Il sottoscritto, ad esempio, partecipa ricorrendo alla parola scritta poiché è l'unica arma di cui dispone. Ma non sempre la parola riesce ad essere “vendicativa”, mordendo il sistema dove è più vulnerabile, denunciando e deridendo la meschinità del potere. La satira è l’arma più efficace per sferzare il potere, metterlo alla berlina denudando i suoi vizi, i suoi limiti e le sue contraddizioni, ridicolizzando la sua superbia. La satira è anche un modo appassionato e partigiano di interpretare la politica e la vita. Più la satira è beffarda e caustica più diventa efficace per combattere e mettere alla gogna il potere. Quanto più il potere si mostra arrogante e volgare, tanto più risulta ridicolo grazie alla forza corrosiva della satira. La satira è diretta e dissacratoria, perciò si addice nel caso in cui bisogna mettere alla berlina l’ideologia più perversa e volgare, quella del denaro.

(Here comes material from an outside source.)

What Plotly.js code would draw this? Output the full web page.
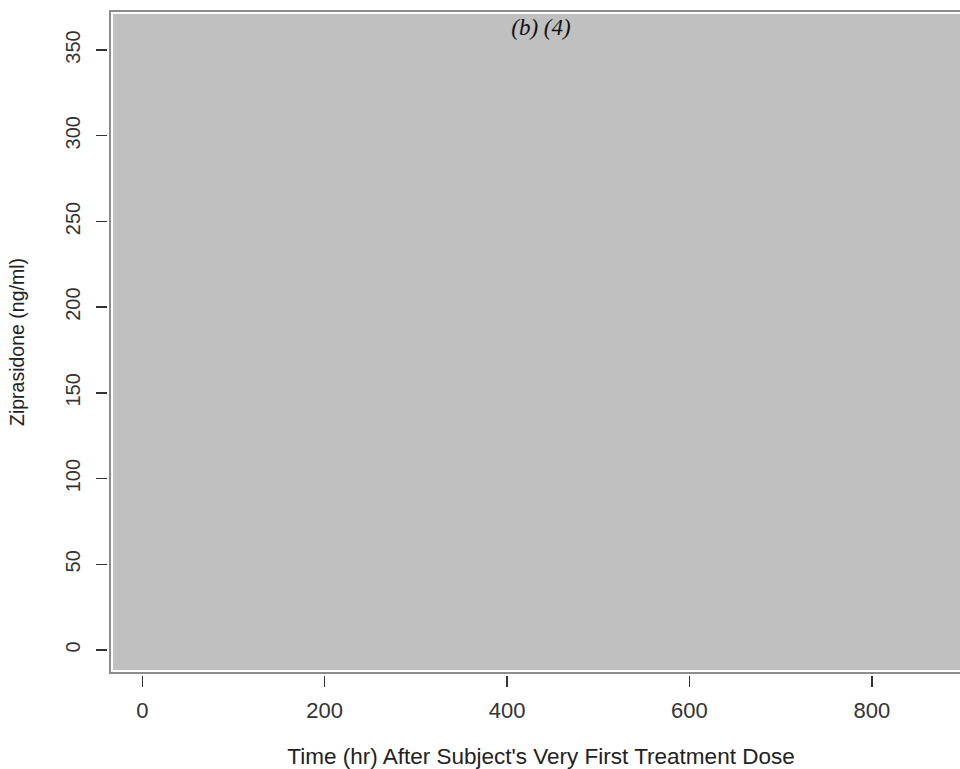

Chiudo con una provocazione finale. Affarismo, assistenzialismo, clientelismo, parassitismo, sono l'essenza di un sistema politico criminogeno che incoraggia comportamenti disonesti, seminando il germe dell'illegalità. Esempi di questo potere sono il berlusconismo e il demitismo. L'aspetto più inquietante è che tali sistemi possono esistere indipendentemente dai loro iniziatori, sopravvivendo grazie a discepoli in grado di scalzare i “maestri”. Francamente temo molto di più il demitismo senza De Mita.